At its core, NCI is a regional economic development initiative centered on our world-class university system. Specifically, the organization:
Provides grant funding for university applied researchers to mature a proof-of-concept to the point of commercial viability.
Supports the transition of applied research and new technologies from academia to industry with funding for comprehensive business development and other support services, coupled with ongoing coordination between universities and the private sector.
Identifies innovation opportunities in key industry sectors, helping guide university research and resource allocation to best position viable projects for commercialization.
Will forge a new path to unleash North Carolina’s innovation potential and support economic opportunity across all regions of the state.
NCInnovation’s programming and funding will drive lasting economic and technological growth across NC, ensuring that the UNC System universities remain national leaders in innovation.
PROGRAM DESCRIPTION
NCI offers grants to university researchers to advance their research breakthroughs to the point of commercial viability. To do this, NCI’s grants focus intensely on the middle phase of the R&D process – after proof of concept has been achieved, but before a technology is mature enough to attract private investment. Developing technologies to an inflection point, where a license for the intellectual property or a new startup company can be formed. Focusing on this phase maximizes the probability that a promising research initiative can be commercialized.
Government and private investors sometimes use a matrix called Technology Readiness Levels (TRL) (see table below, sourced from GAO) to define each phase of a research endeavor, from the very earliest idea generation (TRL 1) to end-stage market entry (TRL 9). NCI assesses research projects using this matrix to gauge their readiness for commercialization.
Technology Readiness Level (TRL)
| 1) Basic principles observed and reported |
| Lowest level of technology readiness.
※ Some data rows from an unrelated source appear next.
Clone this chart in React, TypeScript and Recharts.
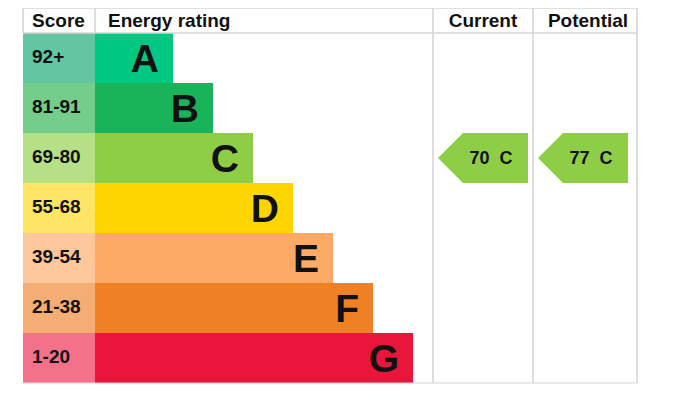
import React from 'react';
import { ComposedChart, Bar, XAxis, YAxis, Cell, LabelList, ReferenceLine } from 'recharts';

// ---- data ----
const bands = ['A', 'B', 'C', 'D', 'E', 'F', 'G'];
const scoreRanges = ['92+', '81-91', '69-80', '55-68', '39-54', '21-38', '1-20'];
const barLengths = [78, 118, 158, 198, 238, 278, 318];
const bandColors = ['#00c781', '#19b459', '#8dce46', '#ffd500', '#fcaa65', '#ef8023', '#e9153b'];
const scoreColors = ['#63c6a3', '#74cd8b', '#b6e085', '#ffe566', '#fec69b', '#f4ad73', '#f3728a'];
const headerLabels = ['Score', 'Energy rating', 'Current', 'Potential'];
const currentRating = { score: 70, band: 'C' };
const potentialRating = { score: 77, band: 'C' };

// ---- layout constants ----
const W = 675;
const H = 390;
const DOMAIN_MAX = 614;
const SCORE_W = 72;
const CUR_START = 415;
const POT_START = 515;
const ARROW_W = 90;
const HEADER_H = 25;
const columnEdges = [0, 72, 410, 510, 614];
const headerPos = [35.5, 85, 460, 565];
const headerAnchor = ['middle', 'start', 'middle', 'middle'];
const LINE = '#d6d6d6';
const FONT = '"Liberation Sans", Arial, sans-serif';

const data = bands.map((band, i) => {
  const hasCur = currentRating.band === band;
  const hasPot = potentialRating.band === band;
  const ratingEnd = SCORE_W + barLengths[i];
  const gap1 = hasCur || hasPot ? (hasCur ? CUR_START : POT_START) - ratingEnd : 0;
  const cur = hasCur ? ARROW_W : 0;
  const prevEnd = hasCur ? CUR_START + ARROW_W : hasPot ? POT_START : ratingEnd;
  const gap2 = hasPot && hasCur ? POT_START - prevEnd : 0;
  const pot = hasPot ? ARROW_W : 0;
  return {
    band,
    range: scoreRanges[i],
    score: SCORE_W,
    rating: barLengths[i],
    gap1,
    cur,
    gap2,
    pot,
    curText: hasCur ? `${currentRating.score}\u00a0 ${currentRating.band}` : '',
    potText: hasPot ? `${potentialRating.score}\u00a0 ${potentialRating.band}` : '',
  };
});

const ArrowShape = (props: any) => {
  const { x, y, width, height, fill } = props;
  if (!width || width <= 0) return null;
  const notch = 25;
  const pts = [
    [x, y + height / 2],
    [x + notch, y],
    [x + width, y],
    [x + width, y + height],
    [x + notch, y + height],
  ]
    .map((p) => p.join(','))
    .join(' ');
  return <polygon points={pts} fill={fill} />;
};

const HeaderTick = (props: any) => {
  const { x, payload } = props;
  const v = payload.value;
  const ci = columnEdges.indexOf(v);
  if (ci >= 0) {
    return <line x1={x} x2={x} y1={0} y2={HEADER_H} stroke={LINE} strokeWidth={1.6} />;
  }
  const hi = headerPos.indexOf(v);
  if (hi < 0) return null;
  return (
    <text
      x={x}
      y={HEADER_H * 0.76}
      textAnchor={headerAnchor[hi]}
      fontFamily={FONT}
      fontWeight="bold"
      fontSize={19}
      fill="#111"
    >
      {headerLabels[hi]}
    </text>
  );
};

const TopBorder = (props: any) => {
  const vb = props.viewBox;
  if (!vb) return null;
  return <line x1={vb.x} x2={vb.x + vb.width} y1={vb.y} y2={vb.y} stroke={LINE} strokeWidth={1.6} />;
};

const ScoreLabel = (props: any) => {
  const { x, y, height, value } = props;
  if (!value) return null;
  return (
    <text x={x + 9} y={y + height / 2} dy="0.25em" fontFamily={FONT} fontWeight="bold" fontSize={19} fill="#111">
      {value}
    </text>
  );
};

const LetterLabel = (props: any) => {
  const { x, y, width, height, value } = props;
  if (!value) return null;
  return (
    <text
      x={x + width - 14}
      y={y + height / 2}
      dy="0.36em"
      textAnchor="end"
      fontFamily={FONT}
      fontWeight="bold"
      fontSize={39}
      fill="#111"
    >
      {value}
    </text>
  );
};

const ArrowLabel = (props: any) => {
  const { x, y, width, height, value } = props;
  if (!value || !width) return null;
  return (
    <text
      x={x + width / 2 + 8}
      y={y + height / 2}
      dy="0.36em"
      textAnchor="middle"
      fontFamily={FONT}
      fontWeight="bold"
      fontSize={18}
      fill="#111"
    >
      {value}
    </text>
  );
};

const currentColor = bandColors[bands.indexOf(currentRating.band)];
const potentialColor = bandColors[bands.indexOf(potentialRating.band)];

export default function App() {
  return (
    <div style={{ width: W, height: H }}>
      <style>{`.recharts-surface{overflow:visible}`}</style>
      <ComposedChart
        width={W}
        height={H}
        data={data}
        layout="vertical"
        margin={{ top: 0, right: 46, bottom: 14, left: 15 }}
        barCategoryGap={0}
        barGap={0}
      >
        <XAxis
          xAxisId="head"
          orientation="top"
          type="number"
          domain={[0, DOMAIN_MAX]}
          allowDataOverflow
          height={HEADER_H}
          ticks={[...columnEdges, ...headerPos].sort((a, b) => a - b)}
          interval={0}
          tickLine={false}
          tick={<HeaderTick />}
          axisLine={{ stroke: LINE, strokeWidth: 1.6 }}
          label={<TopBorder />}
        />
        <XAxis
          xAxisId="bottom"
          orientation="bottom"
          type="number"
          domain={[0, DOMAIN_MAX]}
          allowDataOverflow
          height={1}
          tick={false}
          tickLine={false}
          axisLine={{ stroke: LINE, strokeWidth: 1.2 }}
        />
        <YAxis type="category" dataKey="band" hide />
        {columnEdges.slice(2).map((v) => (
          <ReferenceLine key={v} xAxisId="head" x={v} stroke={LINE} strokeWidth={1.6} />
        ))}
        <Bar xAxisId="head" dataKey="score" stackId="s" isAnimationActive={false}>
          {data.map((d, i) => (
            <Cell key={d.band} fill={scoreColors[i]} />
          ))}
          <LabelList dataKey="range" content={<ScoreLabel />} />
        </Bar>
        <Bar xAxisId="head" dataKey="rating" stackId="s" isAnimationActive={false}>
          {data.map((d, i) => (
            <Cell key={d.band} fill={bandColors[i]} />
          ))}
          <LabelList dataKey="band" content={<LetterLabel />} />
        </Bar>
        <Bar xAxisId="head" dataKey="gap1" stackId="s" fill="transparent" isAnimationActive={false} />
        <Bar xAxisId="head" dataKey="cur" stackId="s" fill={currentColor} shape={<ArrowShape />} isAnimationActive={false}>
          <LabelList dataKey="curText" content={<ArrowLabel />} />
        </Bar>
        <Bar xAxisId="head" dataKey="gap2" stackId="s" fill="transparent" isAnimationActive={false} />
        <Bar xAxisId="head" dataKey="pot" stackId="s" fill={potentialColor} shape={<ArrowShape />} isAnimationActive={false}>
          <LabelList dataKey="potText" content={<ArrowLabel />} />
        </Bar>
      </ComposedChart>
    </div>
  );
}
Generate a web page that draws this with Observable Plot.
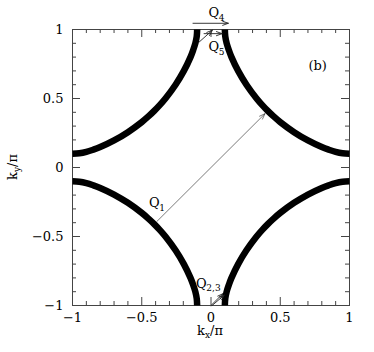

Scientific research begins to be translated into applied research and development. Examples include paper studies of a technology's basic properties. |
| 2) Technology concept and/or application formulated |
| Invention begins. Once basic principles are observed, practical applications can be invented. Applications are speculative, and there may be no proof or detailed analysis to support the assumptions. Examples are limited to analytic studies. |
| 3) Analytical and experimental critical function and/or characteristic proof of concept |
| Active research and development is initiated. This includes analytical studies and laboratory studies to physically validate the analytical predictions of separate elements of the technology. Examples include components that are not yet integrated or representative. |
| 4) Component and/or breadboard validation in laboratory environment |
| Basic technological components are integrated to establish that they will work together. This is relatively low fidelity compared with the eventual system. Examples include integration of ad hoc hardware in the laboratory. |
| 5) Component and/or breadboard validation in relevant environment |
| Fidelity of breadboard technology increases significantly. The basic technological components are integrated with reasonably realistic supporting elements so they can be tested in a simulated environment. Examples include high fidelity laboratory integration of components. |
| 6) System/subsystem model or prototype demonstration in a relevant environment |
| Representative model or prototype system, which is well beyond that of TRL 5, is tested in its relevant environment. Represents a major step up in a technology's demonstrated readiness. Examples include testing a prototype in a high-fidelity environment or in a simulated operational environment. |
| 7) System prototype demonstration in an operational environment |
| Prototype near or at planned operational system. Represents a major step up from TRL 6 by requirement demonstration of an actual system prototype in an operational environment (e.g., in an aircraft, a vehicle, or space). |
| 8) Actual system completed and qualified through test and demonstration |
| Technology has been proven to work in its final form and under expected conditions. In almost all cases, this TRL represents the end of true system development. Examples include developmental test and evaluation of the system in its intended weapon system to determine if it meets design specifications. |
| 9) Actual system proven through successful mission operations |
| Actual application of the technology in its final form and under mission conditions, such as those encountered in operational test and evaluation. Examples include using the system under operational mission conditions. |
NCI focuses on the middle phase (TRLs 3-6), often referred to as the ‘valley of death.’ TRLs 3-6 are usually the most challenging and most expensive. It’s in this phase that researchers mature their technology, consistently testing and improving it so that it can work in more realistic settings. The description of this middle phase as the ‘valley of death’ captures the fact that without this funding, many promising innovations fail to reach commercialization. At this stage, there’s still much work to be done before a technology is commercially viable.
Those steps are expensive. Some universities may have resources for researchers working at TRL-3 or TRL-4, but funding to get through the valley of death is usually the hardest money to secure, especially outside mature innovation ecosystems like the Research Triangle. NCI focuses exhaustively on the valley of death, supporting North Carolina university researchers at the critical R&D stage, where the academic phase transitions from proof-of-concept to commercialization.